Today, I was in for another wonderful day of heat.  But I won’t complain about that anymore than to just say that I sweat non-stop for every moment that I was not indoors.  In fact, for the most part, If I was awake I was pretty much sweating the entire time.

That’s not to say that all places in Singapore are hot.  In fact they love their malls so much that they air condition the sidewalks just so that people are comfortable walking around to buy things.  Now that’s a generation of dedicated shoppers.

And amazing malls aren’t the only things that I’d see on my photo-walk through Singapore’s Bugis area.  I must have walked seven or eight miles throughout the course of the day, too.  And while incorporating old colonial era architecture with the new age design of the world’s elite planners, this region of Singapore is truly worth the work to see.

It was nice to see just how much of the old cultural influence still has a hold on this futuristic, artsy, progressive city.

I stayed mostly away from the myriad shopping complexes in the city.  I know that Singapore is famous for its shopping.  But because of that, I am sure there are other places to find documentaries and blogs about them.  No, sir.  This trip was more about squeezing the “real” Singapore out of this place.

And where better than cultural heritage spots, museums and the old quarters.  In this tiny island nation, there are plenty of those.  But luckily, while the culture is spread out all over, the museums and dedicated architecture has a centralized location and can be browsed at an even walking pace in one afternoon or so.

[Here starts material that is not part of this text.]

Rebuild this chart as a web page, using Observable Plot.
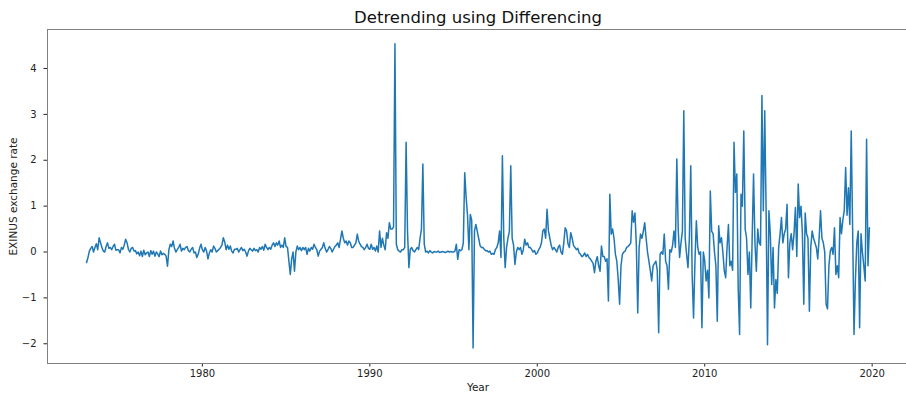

I eventually made my way around to the opulent palace-like hotel where the original Singapore Sling was invented and first served.  There is a lot of history in this place as well.

In 1887, the Sarkies brothers, Armenian emigrants, opened this bar in its first form – a 10 room bungalow.  From there, its success was certain.

It soon grew into what was known around the world as the classy-people’s diner.  Ngiam Tong Boon invented the Singapore sling, which now costs a bewildering $26 and tastes like costs much less.  The very last of the world’s Singaporean Tigers was shot dead underneath a pool table, having escaped from the zoo and finally cornered here.  In 1991 it had a $160-million renovation which brought it to its present form.  And if you’re in the area and have an extra $750 lying around, feel free to book a room.

After cooling down and taking a breather, I headed back out to continue my photo walk to check out what else there was.  There are churches and cathedrals all over the place.  And there’s no need for a guide to make it around to all these places.  Anyone walking around in this area likely works or lives there.  So they should be able to direct you to all the hot spots.

And speaking of hot spots, I stopped by the Cafe La Caire and made some new friends, ate some great food and made another wonderful memory for the second day of my trip.